Sleman — Nilai dan pandangan keagamaan yang dimiliki Muhammadiyah menurut Ketua Umum Pimpinan Pusat (PP) Muhammadiyah, Haedar Nashir, lahir dari nilai teologis, bukan dari kesepakatan antroposentris.
Pandangan yang lahir dari nilai teologis ini memberikan Muhammadiyah kacamata untuk memandang segala persoalan, tidak hanya terkait urusan akhirat tetapi juga keduniaan – termasuk pandangan Muhammadiyah terhadap pengelolaan alam. Hal itu disampaikan oleh Haedar pada Rabu (05/06/2024) di RS PKU Muhammadiyah, Gamping, Sleman, dalam puncak Peringatan Hari Tuberkulosis Sedunia.
Namun, Muhammadiyah tidak berdiri di atas menara gading. Sebab dari Ajaran Islam pula diperintahkan supaya manusia sebagai pemimpin untuk mengelola dan memakmurkan dunia, sekaligus membangun relasi kemanusiaan dan semesta. “Membangun relasi kemanusiaan dan semesta untuk benar, baik, maju, dan lahirlah peradaban. Dan disitulah fungsi kita sebagai abdullah, sebagai khalifatul fil ardh,” ungkap Haedar.
Guru Besar Ilmu Sosiologi ini mengatakan, tugas manusia ialah memakmurkan dan membangun bumi memanfaatkan sumber daya alam, akan tetapi yang perlu digaris bawahi dengan tebal adalah tidak boleh merusak alam atas nama pembangunan. “Bangun dan jangan dirusak, bukan dijauhi dan disimpan. Itulah pandangan keagamaan yang perspektifnya dunia-akhirat,” ungkapnya.

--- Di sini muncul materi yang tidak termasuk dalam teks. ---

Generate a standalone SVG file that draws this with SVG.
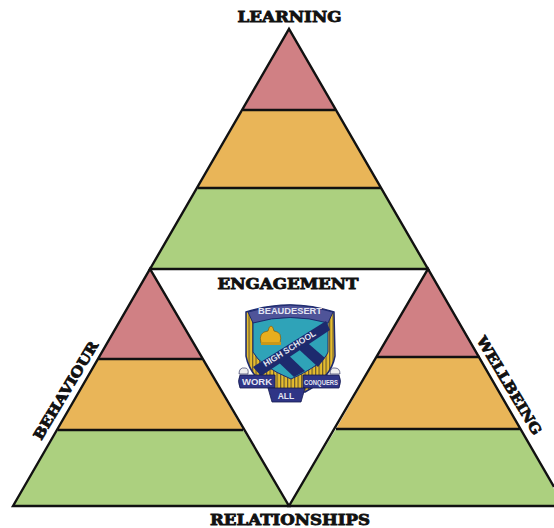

Pandangan yang lahir dari nilai teologis ini kemudian dikodifikasi menjadi sebuah sistem yang menjadi pondasi pergerakan Muhammadiyah. Menurutnya, Muhammadiyah sebagai organisasi yang memiliki sistem kokoh. Haedar mencontohkan, bagaimana pimpinan Muhammadiyah termasuk ‘Aisyiyah silih berganti, tapi roda gerakan organisasi tetap berjalan di atas bantalan rel yang telah ditetapkan sebagai haluan gerakan organisasi.
“Orang datang dan pergi, termasuk pimpinan Muhammadiyah-’Aisyiyah, termasuk pimpinan rumah sakit, tapi sistem terus bergerak. Dan lewat sistem itu kita mengurus sesuatu yang objektif, profesional, akuntabel, selain ada pertanggungjawaban moral dalam amanah,” ungkapnya.
Dari sistem yang kokoh menjadikan Muhammadiyah profesional dalam mengemban amanah. Profesionalitas Muhammadiyah dapat dirasakan secara konkrit, termasuk peran mencerdaskan, menyehatkan, mengangkat derajat bangsa Indonesia. Bahkan di Muhammadiyah tidak sekadar profesionalitas, tapi di dalamnya ada nilai amanah dan kejujuran. Nilai ini tidak ditemukan pada sistem yang lahir dari kesepakatan antroposentris semata.
“Jadi ormas jangan disepelekan, yang menyepelekan ormas tidak paham tentang ormas,” ungkapnya. Nilai dengan basis teologis tersebut oleh Muhammadiyah diobjektifikasi ke bentuk nyata. Bentuk-bentuk objektifikasi tersebut seperti 172 perguruan tinggi, 120 rumah sakit, ribuan sekolah sampai TK, dan lain sebagainya.***(muhammadiyah.or.id)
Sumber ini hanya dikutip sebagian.